Safari Books Online - a good idea with bad strategy
Safari Books Online is a great resource. Unfortunately it will never be hugely successful for the following reasons:
- It's priced too high - $42.99 for unlimited access, even though it's low considering how much a tech book costs. Psychologically it feels very high because few subscription-based services charge this amount.
- It does not allow offline reading, let alone offline reading on multiple devices.
- Lack of native app to read ebook for optimal reading experience.
- ebooks piracy is rampant.
In contrast, Amazon Kindle is leaps and bounds ahead of Safari Books Online because it doesn't suffer from any of the issues above. With Kindle, you pay for what you read. You can read it on your computers or portable devices. You can read it without any net connections.

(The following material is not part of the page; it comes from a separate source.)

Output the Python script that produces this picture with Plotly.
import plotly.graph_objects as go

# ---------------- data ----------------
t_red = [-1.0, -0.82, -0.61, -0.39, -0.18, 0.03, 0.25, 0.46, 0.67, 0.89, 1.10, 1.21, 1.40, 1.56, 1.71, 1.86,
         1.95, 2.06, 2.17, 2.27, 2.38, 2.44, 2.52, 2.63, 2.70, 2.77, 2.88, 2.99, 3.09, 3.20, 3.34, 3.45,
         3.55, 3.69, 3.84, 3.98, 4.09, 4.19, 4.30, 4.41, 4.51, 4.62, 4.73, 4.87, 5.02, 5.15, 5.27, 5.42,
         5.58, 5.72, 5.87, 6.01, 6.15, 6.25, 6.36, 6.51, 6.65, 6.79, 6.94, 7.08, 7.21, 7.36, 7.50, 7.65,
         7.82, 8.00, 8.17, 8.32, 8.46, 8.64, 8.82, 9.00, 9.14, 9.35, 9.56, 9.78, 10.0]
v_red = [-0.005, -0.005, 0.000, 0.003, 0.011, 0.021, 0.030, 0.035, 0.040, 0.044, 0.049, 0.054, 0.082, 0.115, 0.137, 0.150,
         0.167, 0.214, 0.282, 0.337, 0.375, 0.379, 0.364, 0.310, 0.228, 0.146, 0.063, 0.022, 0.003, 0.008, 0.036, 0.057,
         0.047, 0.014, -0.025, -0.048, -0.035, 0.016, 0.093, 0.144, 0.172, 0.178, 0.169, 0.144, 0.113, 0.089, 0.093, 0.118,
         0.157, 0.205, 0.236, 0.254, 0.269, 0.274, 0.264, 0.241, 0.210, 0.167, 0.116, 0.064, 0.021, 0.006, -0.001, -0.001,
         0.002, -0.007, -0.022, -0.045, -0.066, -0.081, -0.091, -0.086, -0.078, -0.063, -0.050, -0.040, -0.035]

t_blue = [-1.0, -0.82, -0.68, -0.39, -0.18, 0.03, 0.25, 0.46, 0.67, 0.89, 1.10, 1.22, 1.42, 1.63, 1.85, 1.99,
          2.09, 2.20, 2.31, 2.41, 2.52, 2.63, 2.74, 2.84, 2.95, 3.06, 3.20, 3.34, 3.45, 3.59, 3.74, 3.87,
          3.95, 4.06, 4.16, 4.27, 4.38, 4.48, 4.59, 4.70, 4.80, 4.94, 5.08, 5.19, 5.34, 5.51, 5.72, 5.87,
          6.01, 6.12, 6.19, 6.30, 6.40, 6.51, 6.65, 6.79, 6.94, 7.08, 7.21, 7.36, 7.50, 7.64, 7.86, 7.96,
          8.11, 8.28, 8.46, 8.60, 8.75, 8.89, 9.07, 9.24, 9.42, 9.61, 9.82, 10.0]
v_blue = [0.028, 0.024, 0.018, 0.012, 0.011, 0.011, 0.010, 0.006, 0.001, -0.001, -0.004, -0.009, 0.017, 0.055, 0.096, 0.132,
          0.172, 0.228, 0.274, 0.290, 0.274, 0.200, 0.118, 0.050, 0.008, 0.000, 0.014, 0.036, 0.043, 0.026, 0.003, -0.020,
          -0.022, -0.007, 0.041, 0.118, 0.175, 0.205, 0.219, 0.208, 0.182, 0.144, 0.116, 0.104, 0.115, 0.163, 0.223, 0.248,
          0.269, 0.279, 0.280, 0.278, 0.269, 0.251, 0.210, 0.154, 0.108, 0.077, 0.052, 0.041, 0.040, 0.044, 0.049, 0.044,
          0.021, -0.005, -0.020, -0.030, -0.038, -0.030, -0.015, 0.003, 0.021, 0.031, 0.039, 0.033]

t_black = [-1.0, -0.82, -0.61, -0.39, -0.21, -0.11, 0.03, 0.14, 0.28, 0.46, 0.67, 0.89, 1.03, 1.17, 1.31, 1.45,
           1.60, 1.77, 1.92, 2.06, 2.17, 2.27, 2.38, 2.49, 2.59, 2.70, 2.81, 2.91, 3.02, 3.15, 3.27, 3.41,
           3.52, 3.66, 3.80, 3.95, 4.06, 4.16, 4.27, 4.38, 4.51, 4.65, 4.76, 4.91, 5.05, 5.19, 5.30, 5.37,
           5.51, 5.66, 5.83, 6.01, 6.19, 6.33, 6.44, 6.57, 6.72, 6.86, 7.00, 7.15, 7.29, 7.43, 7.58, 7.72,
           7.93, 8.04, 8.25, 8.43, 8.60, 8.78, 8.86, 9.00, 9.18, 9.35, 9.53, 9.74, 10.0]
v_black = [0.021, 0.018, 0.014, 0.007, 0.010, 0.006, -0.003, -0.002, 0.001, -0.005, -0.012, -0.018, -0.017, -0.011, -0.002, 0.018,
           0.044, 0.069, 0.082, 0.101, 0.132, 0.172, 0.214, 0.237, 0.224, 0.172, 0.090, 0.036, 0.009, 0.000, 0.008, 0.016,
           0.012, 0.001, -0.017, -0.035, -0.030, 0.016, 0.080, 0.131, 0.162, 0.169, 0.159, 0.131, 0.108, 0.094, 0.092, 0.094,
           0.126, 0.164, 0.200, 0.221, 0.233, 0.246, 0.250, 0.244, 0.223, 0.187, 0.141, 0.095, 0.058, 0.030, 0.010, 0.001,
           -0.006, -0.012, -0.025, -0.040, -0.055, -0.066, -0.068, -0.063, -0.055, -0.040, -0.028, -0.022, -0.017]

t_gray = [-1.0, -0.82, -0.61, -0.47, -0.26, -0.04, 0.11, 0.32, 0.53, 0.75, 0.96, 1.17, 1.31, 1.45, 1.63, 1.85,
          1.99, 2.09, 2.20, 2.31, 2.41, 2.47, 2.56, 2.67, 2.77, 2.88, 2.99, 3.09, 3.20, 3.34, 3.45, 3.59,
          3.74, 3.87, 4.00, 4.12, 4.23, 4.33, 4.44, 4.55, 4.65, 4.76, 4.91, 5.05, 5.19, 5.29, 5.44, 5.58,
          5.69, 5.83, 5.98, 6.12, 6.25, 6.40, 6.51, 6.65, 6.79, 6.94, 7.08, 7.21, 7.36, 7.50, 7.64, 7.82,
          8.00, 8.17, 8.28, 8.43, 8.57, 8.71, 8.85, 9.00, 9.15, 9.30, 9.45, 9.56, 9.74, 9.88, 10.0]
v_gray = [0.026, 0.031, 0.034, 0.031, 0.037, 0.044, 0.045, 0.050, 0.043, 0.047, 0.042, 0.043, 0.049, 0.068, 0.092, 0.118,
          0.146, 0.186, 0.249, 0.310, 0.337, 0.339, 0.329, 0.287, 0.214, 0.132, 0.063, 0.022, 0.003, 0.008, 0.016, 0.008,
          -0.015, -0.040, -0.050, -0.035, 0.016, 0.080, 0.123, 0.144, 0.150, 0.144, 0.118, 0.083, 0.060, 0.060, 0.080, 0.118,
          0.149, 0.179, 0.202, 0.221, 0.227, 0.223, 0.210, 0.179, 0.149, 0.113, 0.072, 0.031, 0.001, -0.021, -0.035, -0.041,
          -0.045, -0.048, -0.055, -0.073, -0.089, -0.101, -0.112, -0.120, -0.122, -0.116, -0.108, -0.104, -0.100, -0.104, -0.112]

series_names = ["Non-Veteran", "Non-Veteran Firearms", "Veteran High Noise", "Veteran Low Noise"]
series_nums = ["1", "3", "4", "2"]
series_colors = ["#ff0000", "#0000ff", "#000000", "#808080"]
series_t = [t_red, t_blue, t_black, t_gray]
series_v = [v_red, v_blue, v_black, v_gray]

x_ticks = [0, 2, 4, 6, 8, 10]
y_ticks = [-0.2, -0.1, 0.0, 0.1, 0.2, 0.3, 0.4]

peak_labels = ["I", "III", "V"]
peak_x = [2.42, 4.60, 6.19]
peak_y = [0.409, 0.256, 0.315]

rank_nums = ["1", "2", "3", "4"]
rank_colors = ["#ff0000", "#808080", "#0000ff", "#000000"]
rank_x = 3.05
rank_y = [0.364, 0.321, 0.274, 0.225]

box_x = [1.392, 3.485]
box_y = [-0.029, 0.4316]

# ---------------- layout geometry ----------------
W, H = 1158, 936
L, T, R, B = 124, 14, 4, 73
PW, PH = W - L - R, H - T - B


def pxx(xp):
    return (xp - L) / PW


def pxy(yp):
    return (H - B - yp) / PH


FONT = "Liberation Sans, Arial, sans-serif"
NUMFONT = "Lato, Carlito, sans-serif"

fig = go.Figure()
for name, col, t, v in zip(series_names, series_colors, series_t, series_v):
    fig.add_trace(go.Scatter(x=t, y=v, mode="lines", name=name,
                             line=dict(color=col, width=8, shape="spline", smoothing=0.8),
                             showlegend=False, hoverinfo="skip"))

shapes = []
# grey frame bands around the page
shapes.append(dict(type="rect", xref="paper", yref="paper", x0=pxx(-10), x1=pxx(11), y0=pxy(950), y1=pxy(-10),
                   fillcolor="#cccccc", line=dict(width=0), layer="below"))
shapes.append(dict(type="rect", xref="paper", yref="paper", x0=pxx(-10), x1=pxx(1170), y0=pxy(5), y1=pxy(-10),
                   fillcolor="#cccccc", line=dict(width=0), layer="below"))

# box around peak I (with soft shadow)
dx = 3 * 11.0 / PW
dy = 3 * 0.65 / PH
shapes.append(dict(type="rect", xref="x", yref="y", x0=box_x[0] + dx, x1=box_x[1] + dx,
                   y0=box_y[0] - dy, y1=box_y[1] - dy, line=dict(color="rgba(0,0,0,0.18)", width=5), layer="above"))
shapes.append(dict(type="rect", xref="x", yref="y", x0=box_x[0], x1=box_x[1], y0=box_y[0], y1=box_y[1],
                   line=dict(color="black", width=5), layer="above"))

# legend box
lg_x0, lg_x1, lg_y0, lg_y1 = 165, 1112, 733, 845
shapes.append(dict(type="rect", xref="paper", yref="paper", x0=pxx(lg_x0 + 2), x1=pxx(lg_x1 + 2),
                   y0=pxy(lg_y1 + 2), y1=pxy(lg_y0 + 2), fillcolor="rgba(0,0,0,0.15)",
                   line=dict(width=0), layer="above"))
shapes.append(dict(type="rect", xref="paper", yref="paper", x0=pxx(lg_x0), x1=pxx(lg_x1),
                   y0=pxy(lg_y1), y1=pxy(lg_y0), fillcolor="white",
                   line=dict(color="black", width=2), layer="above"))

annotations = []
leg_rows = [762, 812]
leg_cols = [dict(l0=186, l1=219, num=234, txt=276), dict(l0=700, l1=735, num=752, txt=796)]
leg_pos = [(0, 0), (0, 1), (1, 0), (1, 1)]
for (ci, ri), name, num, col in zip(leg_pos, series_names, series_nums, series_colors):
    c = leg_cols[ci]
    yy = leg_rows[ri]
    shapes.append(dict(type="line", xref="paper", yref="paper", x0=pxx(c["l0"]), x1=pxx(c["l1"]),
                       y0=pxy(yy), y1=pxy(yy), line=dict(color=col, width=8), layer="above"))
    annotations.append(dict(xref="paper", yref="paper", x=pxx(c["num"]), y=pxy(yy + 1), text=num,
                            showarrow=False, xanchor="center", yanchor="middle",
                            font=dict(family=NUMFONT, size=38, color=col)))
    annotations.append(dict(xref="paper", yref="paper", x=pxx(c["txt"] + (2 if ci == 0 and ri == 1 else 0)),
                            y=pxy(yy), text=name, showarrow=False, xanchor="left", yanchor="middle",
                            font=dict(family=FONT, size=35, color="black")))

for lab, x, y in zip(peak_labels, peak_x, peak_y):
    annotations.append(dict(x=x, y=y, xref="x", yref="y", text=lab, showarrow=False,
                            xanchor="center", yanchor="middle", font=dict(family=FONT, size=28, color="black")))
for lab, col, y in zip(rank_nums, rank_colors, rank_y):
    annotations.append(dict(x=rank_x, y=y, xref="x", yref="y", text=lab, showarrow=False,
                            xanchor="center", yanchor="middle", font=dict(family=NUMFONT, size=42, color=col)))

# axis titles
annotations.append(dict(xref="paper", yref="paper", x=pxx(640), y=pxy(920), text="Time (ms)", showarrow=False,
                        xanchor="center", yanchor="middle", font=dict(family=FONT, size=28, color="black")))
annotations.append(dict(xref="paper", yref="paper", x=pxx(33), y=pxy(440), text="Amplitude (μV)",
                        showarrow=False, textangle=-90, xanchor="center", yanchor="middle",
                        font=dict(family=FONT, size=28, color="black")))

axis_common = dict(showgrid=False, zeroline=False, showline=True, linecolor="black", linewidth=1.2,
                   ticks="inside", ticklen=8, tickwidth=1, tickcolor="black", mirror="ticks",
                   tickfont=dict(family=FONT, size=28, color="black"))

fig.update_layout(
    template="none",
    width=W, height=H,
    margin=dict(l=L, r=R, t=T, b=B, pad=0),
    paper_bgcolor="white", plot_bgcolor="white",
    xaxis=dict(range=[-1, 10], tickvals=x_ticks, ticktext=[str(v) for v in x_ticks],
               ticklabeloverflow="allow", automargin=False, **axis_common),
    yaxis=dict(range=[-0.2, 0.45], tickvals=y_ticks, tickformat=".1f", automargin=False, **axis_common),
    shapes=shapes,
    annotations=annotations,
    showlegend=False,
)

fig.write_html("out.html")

Best of all, you have a native app that is designed for optimal reading experience.
Granted, if you read a lot, Safari Books Online may come out to be cheaper but most people don't read a lot. For $42.99, I can own about four books that I can read anywhere, anytime and I will choose that over unlimited acess online browsing any day.
In fact, one of Amazon's smartest moves is by making Kindle books available outside of Kindle and having native apps in their respective devices for optimal reading (offline bookmarking, highlight, notes, etc.) Amazon is known to do things that seem counter-intuitive, or perhaps it's only counter-intuitive if you think from the standpoint of the business rather than the consumers. Amazon is a good example that consistently doing what makes the most sense for your customers is the best way to beat out your competition (not that it has any).
The one thing that can take Kindle to the next level would be a subscription-based services that allows you to pay a fixed fee each month to read any Kindle books you want, except that you have to archive books you no longer read if it goes beyond a limit - say 10 books. Another nice feature would be allowing the readers to sell books they no longer read to another Kindle user (and Amazon takes a cut of that)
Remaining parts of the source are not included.